The 'professional skills' component of supervisor training
This section of pages is 'For Management' which is a shorthand for anyone who has responsibility or oversight for the supervision of postgraduate research students (also known as graduate research students). Typically such individuals are likely to be senior academics or training personnel.
The suggestions and recommendations here represent my personal views in the light of my experience in the hope that these may be of some use to others.
'Professional skills' is the second of the three components of professional training.
What is a skill?
Broadly speaking, a skill is the ability to do something well within minimal time and with minimal effort.
For example, a skilled typist, can type a report quickly and accurately, probably without even looking at the keyboard, whereas an unskilled person would have to keep looking for keys and would probably press the wrong ones by mistake. The typing would be awkward, would require excessive concentration and would take an excessive time. It might still get done eventually, but the final product would almost certainly have an amateur look about it. Typing is an example of a skill which is largely manual, and it is given as an example here because it explains the idea of a skill so well. However there are other types of skills.
For ease of reading, the single term 'training' is used on these pages, but do use whatever term is most acceptable in your institution. For a discussion on alternative terminology, see the Basics page.
Skills also be interpersonal and intellectual. For example a skilled speaker can comparatively effortlessly hold an audience spellbound; an unskilled speaker might have a go, but the task would consume a great deal of preparation time and emotional energy, and would probably not be received particularly well by the audience anyway.
The straight division of 'skilled' and 'unskilled' is of course an over-simplification, as there are varying degrees of skills-proficiency.
No list of the skills that a research degree supervisor1 needs can ever be definitive or complete.

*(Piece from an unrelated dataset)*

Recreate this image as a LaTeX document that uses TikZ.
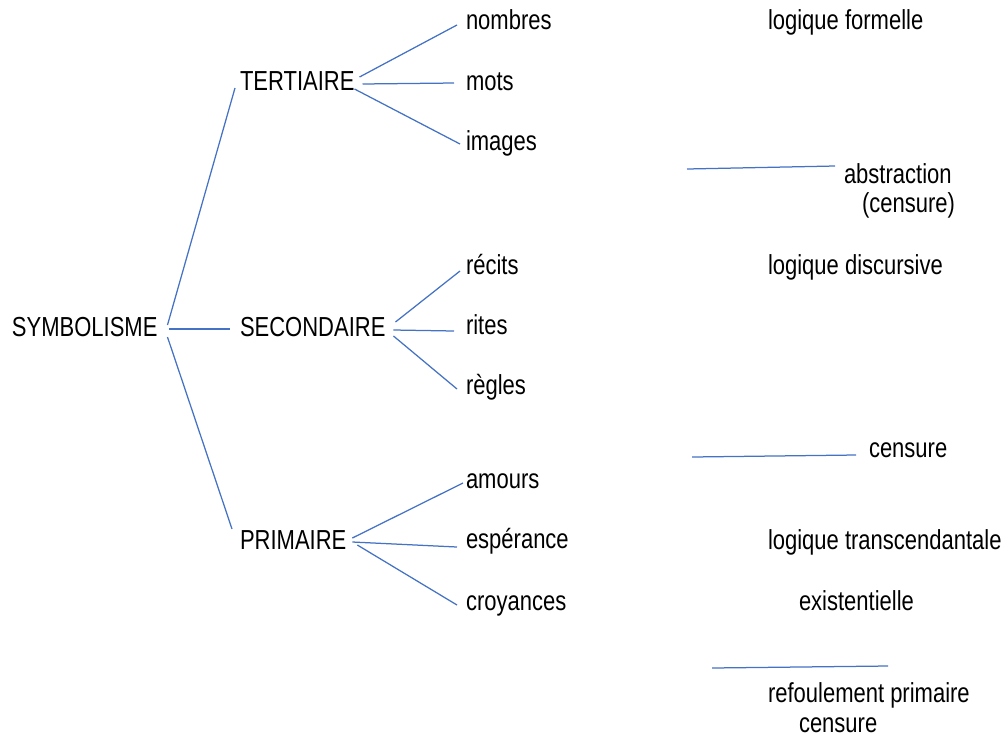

Table T2 shows some examples which you will want to extend and modify for supervisors in your institution.
Table T2: Core professional skills for research supervisors
A skilled research degree supervisor should be able to work effectively in the following areas of activity:
- playing an appropriate part in ensuring that the student, the supervisor, supervisory team and research topic are suitably matched
- guiding the student in developing a research proposal that is suitable for the award concerned
- agreeing an appropriate supervisory process
- using an appropriate range of teaching and supervisory skills to ensure the studentís education, attainment and professional development
- providing appropriate support to the student on academic and pastoral issues
- using an appropriate range of methods to monitor and assess student progress and attainment
- reflecting on their own practice, and assessing and planning for their future needs and continuing development as a research supervisor and researcher.
How can a research degree supervisor's skills be developed?
As already mentioned, the straight division of 'skilled' and 'unskilled' is an over-simplification, as there are varying degrees of skills-proficiency. No-one can ever be perfectly skilled. Skills have to be developed over time, and training alone in any of its forms can do no more than alert supervisors to what the skills of research degree supervision are.
The acknowledged way of developing any skill is a never-ending and cyclic process of:
- knowing what the skill entails
- practising the skill
- receiving feedback on performance
- reflecting on the feedback
- practising again
- and so on
The task of whoever is designing or offering the training is to provide opportunities for supervisors to know what the skills are that they need to develop, and to explain the above process of skills development.
Personal reflection on performance plays a crucial part. There are ways to encourage reflection. For the way that I have been most involved with, see rewards and awards.
Feedback can be received in various forms. One of the most appropriate for supervisors is to watch and analyse reactions to their practice, either from their students and/or from other supervisors in a supervisory team. Personally I am not in favour of student questionnaires, which tend to ask the wrong questions and put students in difficult positions if they answer honestly.